Token pruning happens at the shard level. While this should result in the same tokens being labeled as insignificant across shards, this is not guaranteed based on the composition of each shard. Therefore, if you are running sparse_vector
with a pruning_config
on a multi-shard index, we strongly recommend adding a Rescore filtered search results function with the tokens that were originally pruned from the query.

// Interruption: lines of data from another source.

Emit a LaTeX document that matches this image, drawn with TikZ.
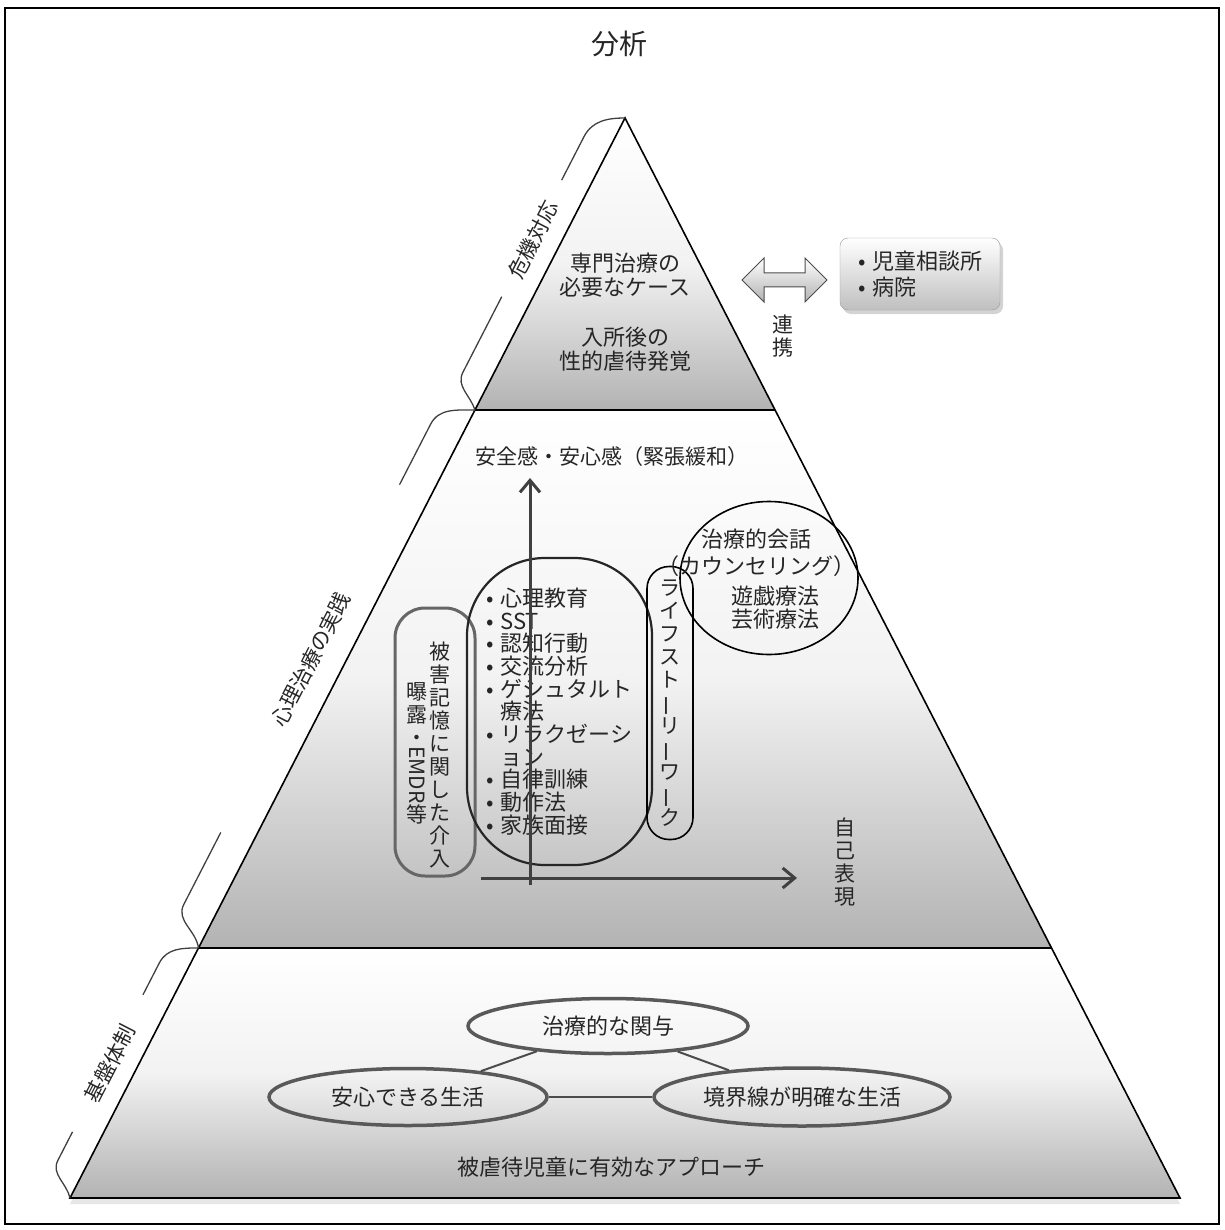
\documentclass[tikz,border=0pt]{standalone}
\usepackage{fontspec}
\setmainfont{Noto Sans CJK JP}
\usetikzlibrary{shapes.geometric,arrows.meta,shadows}

\newcommand\blt{\makebox[14pt][l]{•}}
\newcommand\tatebou{\rotatebox[origin=c]{90}{ー}}

\begin{document}
\begin{tikzpicture}[x=1pt, y=-1pt,
		every node/.style={text=black!85, inner sep=0pt},
		txt/.style={font=\fontsize{22}{24}\selectfont, align=center},
		tate/.style={font=\fontsize{21}{23}\selectfont, align=center},
		side/.style={font=\fontsize{21}{23}\selectfont, rotate=62.8},
		tier/.style={top color=white, bottom color=black!30, middle color=black!5},
		rim/.style={line width=1.6pt, black},
		bracket/.style={line width=1.3pt, black!75},
		ring/.style={ellipse, draw=black!65, line width=3.5pt, font=\fontsize{22}{24}\selectfont},
		axisarrow/.style={line width=3pt, black!75, -{Straight Barb[length=12pt, width=20pt]}}]

		\useasboundingbox(0, 0) rectangle (1224, 1230);
		\draw[line width=1.2pt](5, 8) rectangle (1219, 1224);

		\node[font=\fontsize{28}{30}\selectfont] (title) at(619, 44){分析};

		\coordinate (apex) at(625, 118);
		\coordinate (tl) at(475, 410);
		\coordinate (tr) at(775, 410);
		\coordinate (ml) at(198.5, 948);
		\coordinate (mr) at(1051.5, 948);
		\coordinate (bl) at(70, 1198);
		\coordinate (br) at(1180, 1198);

		\path[fill=white, drop shadow={opacity=0.2, shadow xshift=0pt, shadow yshift=-6pt}](apex) -- (br) -- (bl) -- cycle;
		\shade[tier](apex) -- (tr) -- (tl) -- cycle;
		\shade[tier](tl) -- (tr) -- (mr) -- (ml) -- cycle;
		\shade[tier](ml) -- (mr) -- (br) -- (bl) -- cycle;
		\draw[rim](apex) -- (br) -- (bl) -- cycle;
		\draw[rim](tl) to (tr);
		\draw[rim](ml) to (mr);

		\begin{scope}[shift={(tl)}, rotate=62.8, y=1pt]
			\draw[bracket](0, 0) to[out=45, in=180] (28, 28) -- (113, 28);
			\draw[bracket](244, 28) -- (293, 28) to[out=0, in=117] (328.3, 0);
			\node[side] (kiki) at(178, 26){危機対応};
		\end{scope}
		\begin{scope}[shift={(ml)}, rotate=62.8, y=1pt]
			\draw[bracket](0, 0) to[out=35, in=180] (32, 33) -- (113, 33);
			\draw[bracket](504, 33) -- (572, 33) to[out=0, in=117] (604.8, 0);
			\node[side] (shinri) at(308, 32){心理治療の実践};
		\end{scope}
		\begin{scope}[shift={(bl)}, rotate=62.8, y=1pt]
			\draw[bracket](0, 0) to[out=40, in=180] (28, 28) -- (60, 28);
			\draw[bracket](214, 28) -- (250, 28) to[out=0, in=117] (281.1, 0);
			\node[side] (kiban) at(138, 26){基盤体制};
		\end{scope}


		\node[txt] (senmon) at(625, 275){専門治療の\\必要なケース};
		\node[txt] (nyusho) at(625, 349){入所後の\\性的虐待発覚};

		\shade[top color=white, bottom color=black!30, draw=black!70, line width=1pt](742, 280) -- (764, 258) -- (764, 273) -- (805, 273) -- (805, 258) -- (827, 280) -- (805, 302) -- (805, 287) -- (764, 287) -- (764, 302) -- cycle;
		\node[tate] (renkei) at(783, 336){連\\携};
		\node[draw=black!40, rounded corners=8pt, top color=white, bottom color=black!25,
			drop shadow={opacity=0.35, shadow xshift=3pt, shadow yshift=-4pt},
			minimum width=160pt, minimum height=72pt, align=left, font=\fontsize{22}{26}\selectfont]
			(kikan) at(920, 274){\blt 児童相談所\\\blt 病院};


		\node[font=\fontsize{21}{23}\selectfont] (anzen) at(612, 457){安全感・安心感（緊張緩和）};

		\node[draw=black!60, line width=3pt, rounded corners=30pt, minimum width=80pt, minimum height=268pt] (kioku) at(435, 742){};
			\node[tate] (kioku1) at(440, 755){被\\害\\記\\憶\\に\\関\\し\\た\\介\\入};
			\node[tate] (kioku2) at(417, 753){曝\\露\\・\\\rotatebox[origin=c]{-90}{EMDR}\\等};
		\node[draw=black!85, line width=2.2pt, rounded corners=78pt, minimum width=185pt, minimum height=307pt,
			align=left, font=\fontsize{22}{22.7}\selectfont] (kyoiku) at(559.5, 711.5){\blt 心理教育\\\blt SST\\\blt 認知行動\\\blt 交流分析\\\blt ゲシュタルト\\\hspace*{14pt}療法\\\blt リラクゼーシ\\\hspace*{14pt}ョン\\\blt 自律訓練\\\blt 動作法\\\blt 家族面接};
		\node[draw, line width=1.6pt, rounded corners=22pt, minimum width=46pt, minimum height=273pt, tate] (life) at(670, 703){ラ\\イ\\フ\\ス\\ト\\\tatebou\\リ\\\tatebou\\ワ\\\tatebou\\ク};
		\node[draw, line width=1.6pt, ellipse, minimum width=178pt, minimum height=153pt] (kaiwa) at(769, 578){};
			\node[txt, font=\fontsize{22}{27}\selectfont] (kaiwa1) at(756, 553){治療的会話\\（カウンセリング）};
			\node[txt, font=\fontsize{22}{23}\selectfont] (kaiwa2) at(775, 608){遊戯療法\\芸術療法};

		\coordinate (origin) at(530, 885);
		\coordinate (ytop) at(530, 478);
		\coordinate (xleft) at(481, 878);
		\coordinate (xright) at(797, 878);
		\draw[axisarrow](origin) to (ytop);
		\draw[axisarrow](xleft) to (xright);
		\node[tate] (jiko) at(845, 862){自\\己\\表\\現};


		\node[ring, minimum width=280pt, minimum height=55pt] (kanyo) at(608, 1026){治療的な関与};
		\node[ring, minimum width=278pt, minimum height=57pt] (anshin) at(408, 1097){安心できる生活};
		\node[ring, minimum width=296pt, minimum height=58pt] (kyokai) at(802, 1097){境界線が明確な生活};
		\draw[line width=2pt, black!70](kanyo) to (anshin);
		\draw[line width=2pt, black!70](kanyo) to (kyokai);
		\draw[line width=2pt, black!70](anshin) to (kyokai);
		\node[txt] (approach) at(611, 1167){被虐待児童に有効なアプローチ};

	\end{tikzpicture}
\end{document}
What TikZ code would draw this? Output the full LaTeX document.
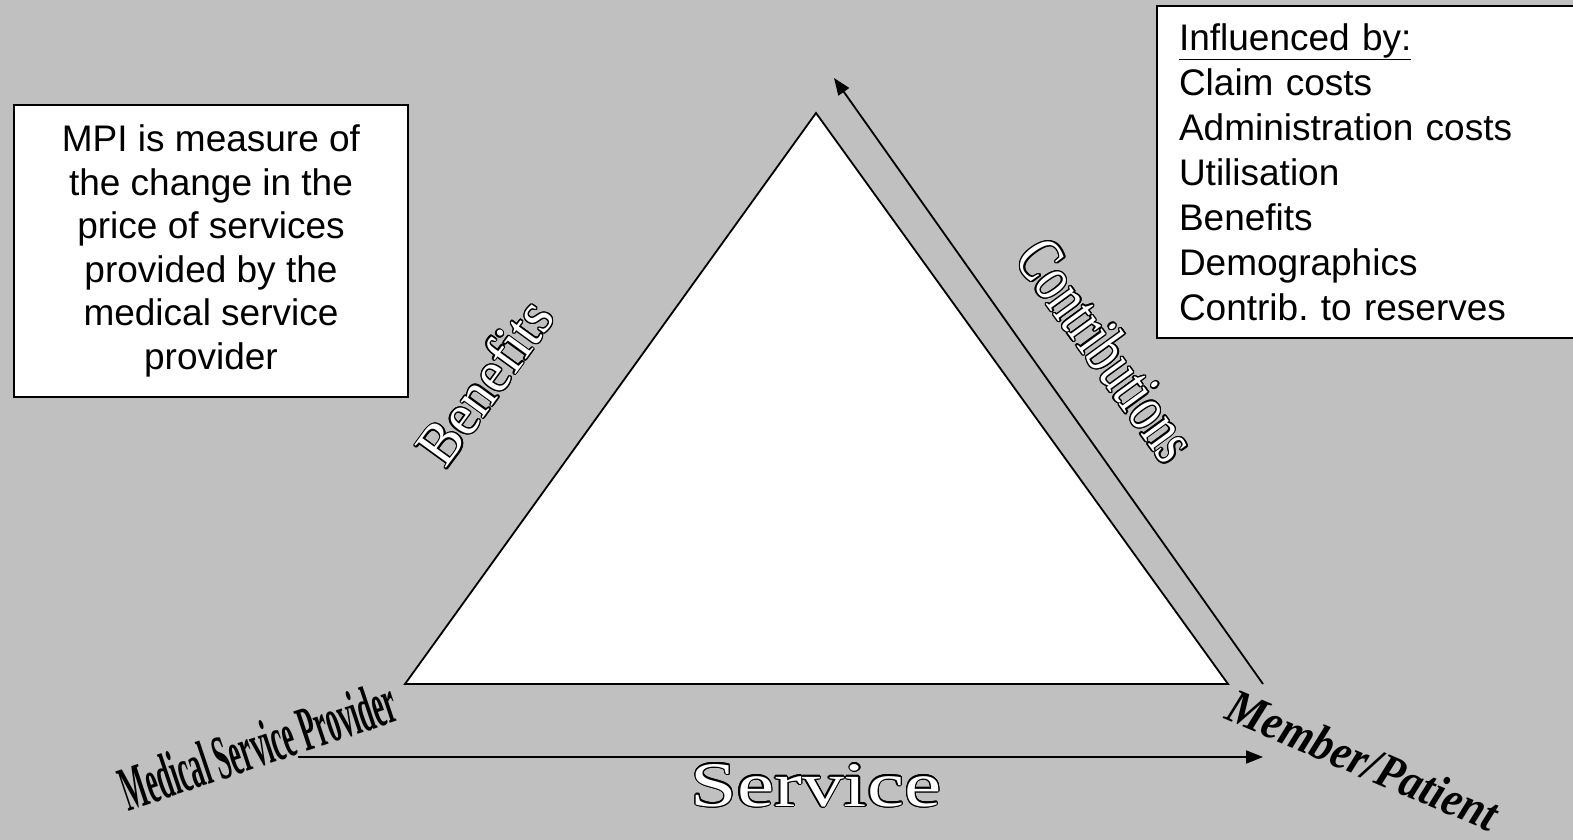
\documentclass[tikz,border=0pt]{standalone}
\usepackage{fontspec}
\setmainfont{Liberation Serif}
\newfontfamily\arialfont{Liberation Sans}
\usepackage{xcolor}
\usepackage{graphicx}
\usepackage{contour}
\contourlength{1.3pt}
\usetikzlibrary{arrows.meta}
\definecolor{SlideGray}{RGB}{192,192,192}

\begin{document}
\begin{tikzpicture}[x=1pt, y=-1pt,
          textbox/.style={draw=black, line width=2pt, fill=white, anchor=north west,
                          inner sep=0pt},
          edge/.style={line width=1.8pt, line join=miter},
          arr/.style={-{Triangle[length=17pt,width=13pt]}, line width=1.8pt},
          wordart/.style={inner sep=0pt, text=black},
          hollow/.style={inner sep=0pt, text=white}
        ]
        \path[use as bounding box, fill=SlideGray] (0,0) rectangle (1573,840);

        % text boxes
        \node[textbox, align=center, minimum width=394pt, minimum height=292pt,
              font=\arialfont\fontsize{37}{43.6}\selectfont] (mpi) at (13,104)
              {MPI is measure of\\the change in the\\price of services\\provided by the\\medical service\\provider};
        \node[textbox, align=left, minimum width=440pt, minimum height=332pt,
              text width=396pt, inner xsep=22pt,
              font=\arialfont\fontsize{37}{45}\selectfont] (infl) at (1156,5)
              {\underline{Influenced by:}\\Claim costs\\Administration costs\\Utilisation\\Benefits\\Demographics\\Contrib.\ to reserves};

        % triangle
        \coordinate (apex)    at (816,113);
        \coordinate (lcorner) at (405,684);
        \coordinate (rcorner) at (1228,684);
        \draw[edge, fill=white] (apex) -- (rcorner) -- (lcorner) -- cycle;

        % arrows
        \coordinate (cfoot) at (1263,684);
        \coordinate (chead) at (834,78);
        \coordinate (sfoot) at (298,757);
        \coordinate (shead) at (1263,757);
        \draw[arr] (cfoot) -- (chead);
        \draw[arr] (sfoot) -- (shead);

        % word art labels
        \node[hollow, rotate=54] (benef) at (485,382)
              {\contour{black}{\resizebox{188pt}{42pt}{Benefits}}};
        \node[hollow, rotate=-54] (contr) at (1107,350)
              {\contour{black}{\resizebox{256pt}{46pt}{Contributions}}};
        \node[hollow] (serv) at (816,786)
              {\contour{black}{\resizebox{251pt}{42pt}{Service}}};
        \node[wordart, rotate=18.5] (msp) at (258,745)
              {\resizebox{287pt}{44pt}{\bfseries Medical Service Provider}};
        \node[wordart, rotate=-23] (memb) at (1363,760)
              {\resizebox{290pt}{34pt}{\bfseries\itshape Member/Patient}};
      \end{tikzpicture}
\end{document}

This will help mitigate any shard-level inconsistency with pruned tokens and provide better relevance overall.
resp = client.search(
index="my-index",
query={
"sparse_vector": {
"field": "ml.tokens",
"inference_id": "my-elser-model",
"query": "How is the weather in Jamaica?",
"prune": True,
"pruning_config": {
"tokens_freq_ratio_threshold": 5,
"tokens_weight_threshold": 0.4,
"only_score_pruned_tokens": False
}
}
},
rescore={
"window_size": 100,
"query": {
"rescore_query": {
"sparse_vector": {
"field": "ml.tokens",
"inference_id": "my-elser-model",
"query": "How is the weather in Jamaica?",
"prune": True,
"pruning_config": {
"tokens_freq_ratio_threshold": 5,
"tokens_weight_threshold": 0.4,
"only_score_pruned_tokens": True
}
}
}
}
},
)
print(resp)
const response = await client.search({
index: "my-index",
query: {
sparse_vector: {
field: "ml.tokens",
inference_id: "my-elser-model",
query: "How is the weather in Jamaica?",
prune: true,
pruning_config: {
tokens_freq_ratio_threshold: 5,
tokens_weight_threshold: 0.4,
only_score_pruned_tokens: false,
},
},
},
rescore: {
window_size: 100,
query: {
rescore_query: {
sparse_vector: {
field: "ml.tokens",
inference_id: "my-elser-model",
query: "How is the weather in Jamaica?",
prune: true,
pruning_config: {
tokens_freq_ratio_threshold: 5,
tokens_weight_threshold: 0.4,
only_score_pruned_tokens: true,
},
},
},
},
},
});
console.log(response);
GET my-index/_search
{
"query":{
"sparse_vector":{
"field": "ml.tokens",
"inference_id": "my-elser-model",
"query":"How is the weather in Jamaica?",
"prune": true,
"pruning_config": {
"tokens_freq_ratio_threshold": 5,
"tokens_weight_threshold": 0.4,
"only_score_pruned_tokens": false
}
}
},
"rescore": {
"window_size": 100,
"query": {
"rescore_query": {
"sparse_vector": {
"field": "ml.tokens",
"inference_id": "my-elser-model",
"query": "How is the weather in Jamaica?",
"prune": true,
"pruning_config": {
"tokens_freq_ratio_threshold": 5,
"tokens_weight_threshold": 0.4,
"only_score_pruned_tokens": true
}
}
}
}
}
}
When performing cross-cluster search, inference is performed on the local cluster.